La planète doit impérativement opérer une transition des combustibles fossiles aux énergies renouvelables d’ici 2050 et de la déforestation au reboisement et à la restauration des terres dégradées.
L’urgence climatique doit aussi mobiliser les jeunes, futurs leaders de demain. Ce qui n’est pas le cas actuellement.
Sensibiliser les jeunes (et les adultes) de façon ludique sur les conséquences du changement climatique pour notre planète et sur l’importance des mesures et des engagements à prendre, est un impératif.
Dans ce contexte, il est à noter une initiative originale émanant du programme « Digital Dreamers » conjoint de l’ambassade de Pologne en Tunisie et de l’Association tunisienne MDI (sous la supervision de la start-up tunisienne Sandstorm) pour sensibiliser les jeunes et les moins jeunes grâce à une application 3D interactive (sur site web ou application mobile Android1 et IoS).
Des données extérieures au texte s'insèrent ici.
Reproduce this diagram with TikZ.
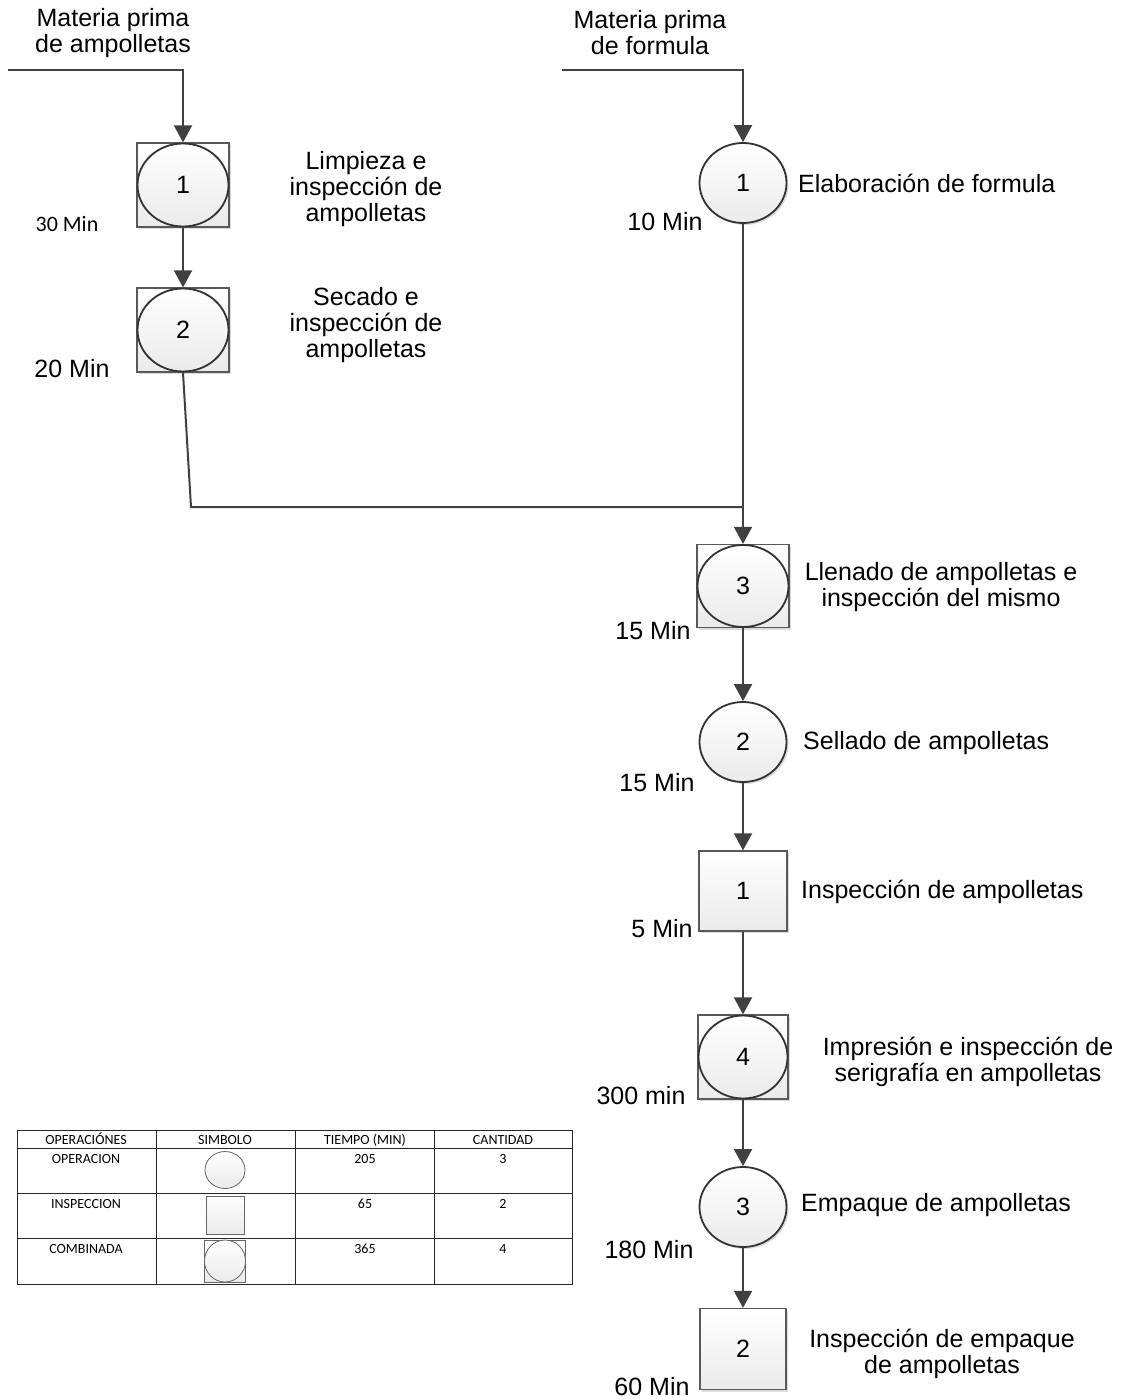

L’objectif général est de comprendre les enjeux environnementaux et d’apprendre les bonnes pratiques permettant l’atténuation et l’adaptation au changement climatique. Plusieurs difficultés sont à combattre quand il s’agit de faire progresser la prise de conscience et la connaissance du changement climatique :
– Les conséquences du changement climatique sont difficiles à observer à l’échelle individuelle et le sujet reste controversé, ce qui induit une certaine méfiance vis-à-vis des experts.
– La compréhension du changement climatique nécessite de croiser divers domaines et matières.
– Une présentation trop pessimiste ou trop complexe tend à décourager les jeunes, il faut donc se limiter à l’essentiel : (1) réduire les émissions de gaz à effet de serre, (2) limiter le réchauffement climatique à 1,5 °C, (3) réduire l’intensité carbone à l’horizon de 2030, et (4) augmenter la part des énergies renouvelables dans la production de l’électricité.
L’idée générale est d’adopter une démarche positive et de s’appuyer sur des moyens ludiques.